— Start Data shown —
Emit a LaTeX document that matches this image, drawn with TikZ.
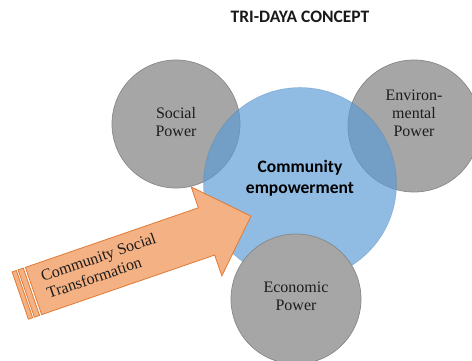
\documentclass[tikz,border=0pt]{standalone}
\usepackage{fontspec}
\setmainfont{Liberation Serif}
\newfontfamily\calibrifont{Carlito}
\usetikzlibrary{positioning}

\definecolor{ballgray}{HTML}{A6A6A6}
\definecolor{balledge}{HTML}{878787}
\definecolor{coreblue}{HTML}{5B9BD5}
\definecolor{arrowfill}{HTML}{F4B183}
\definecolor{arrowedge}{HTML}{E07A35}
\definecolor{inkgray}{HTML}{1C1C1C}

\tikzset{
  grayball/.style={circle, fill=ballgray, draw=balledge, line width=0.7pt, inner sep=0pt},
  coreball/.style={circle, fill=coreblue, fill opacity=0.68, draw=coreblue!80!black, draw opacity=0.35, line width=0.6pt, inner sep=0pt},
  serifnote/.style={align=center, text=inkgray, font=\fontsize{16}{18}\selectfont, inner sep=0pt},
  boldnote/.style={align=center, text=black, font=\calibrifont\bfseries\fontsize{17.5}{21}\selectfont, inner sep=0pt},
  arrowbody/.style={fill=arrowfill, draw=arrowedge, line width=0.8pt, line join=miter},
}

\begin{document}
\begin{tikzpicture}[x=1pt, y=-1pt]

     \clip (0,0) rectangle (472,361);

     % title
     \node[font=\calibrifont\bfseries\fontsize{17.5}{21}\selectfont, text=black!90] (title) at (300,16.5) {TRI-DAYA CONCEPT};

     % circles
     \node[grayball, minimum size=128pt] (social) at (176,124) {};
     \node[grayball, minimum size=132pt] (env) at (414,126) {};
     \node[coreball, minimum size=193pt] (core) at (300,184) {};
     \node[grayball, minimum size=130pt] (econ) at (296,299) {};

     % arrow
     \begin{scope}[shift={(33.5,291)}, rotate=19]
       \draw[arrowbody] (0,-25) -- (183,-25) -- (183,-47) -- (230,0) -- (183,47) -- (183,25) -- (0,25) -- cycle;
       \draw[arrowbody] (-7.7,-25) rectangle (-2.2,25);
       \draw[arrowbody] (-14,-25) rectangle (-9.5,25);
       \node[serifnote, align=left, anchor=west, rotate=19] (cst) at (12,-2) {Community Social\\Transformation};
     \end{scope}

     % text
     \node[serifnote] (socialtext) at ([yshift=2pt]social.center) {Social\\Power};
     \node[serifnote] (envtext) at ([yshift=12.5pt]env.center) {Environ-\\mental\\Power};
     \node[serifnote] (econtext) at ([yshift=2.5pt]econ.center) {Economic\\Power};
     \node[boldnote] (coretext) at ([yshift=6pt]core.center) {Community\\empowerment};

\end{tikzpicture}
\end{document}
— End Data shown —
▶ **Stated problem**
The lines from the start of the data through the line that contains "(0,0) rectangle (472,361);" are to be returned exactly, please, with both ends included and every picture left out.

▶ **Output for this task**
Emit a LaTeX document that matches this image, drawn with TikZ.
\documentclass[tikz,border=0pt]{standalone}
\usepackage{fontspec}
\setmainfont{Liberation Serif}
\newfontfamily\calibrifont{Carlito}
\usetikzlibrary{positioning}

\definecolor{ballgray}{HTML}{A6A6A6}
\definecolor{balledge}{HTML}{878787}
\definecolor{coreblue}{HTML}{5B9BD5}
\definecolor{arrowfill}{HTML}{F4B183}
\definecolor{arrowedge}{HTML}{E07A35}
\definecolor{inkgray}{HTML}{1C1C1C}

\tikzset{
  grayball/.style={circle, fill=ballgray, draw=balledge, line width=0.7pt, inner sep=0pt},
  coreball/.style={circle, fill=coreblue, fill opacity=0.68, draw=coreblue!80!black, draw opacity=0.35, line width=0.6pt, inner sep=0pt},
  serifnote/.style={align=center, text=inkgray, font=\fontsize{16}{18}\selectfont, inner sep=0pt},
  boldnote/.style={align=center, text=black, font=\calibrifont\bfseries\fontsize{17.5}{21}\selectfont, inner sep=0pt},
  arrowbody/.style={fill=arrowfill, draw=arrowedge, line width=0.8pt, line join=miter},
}

\begin{document}
\begin{tikzpicture}[x=1pt, y=-1pt]

     \clip (0,0) rectangle (472,361);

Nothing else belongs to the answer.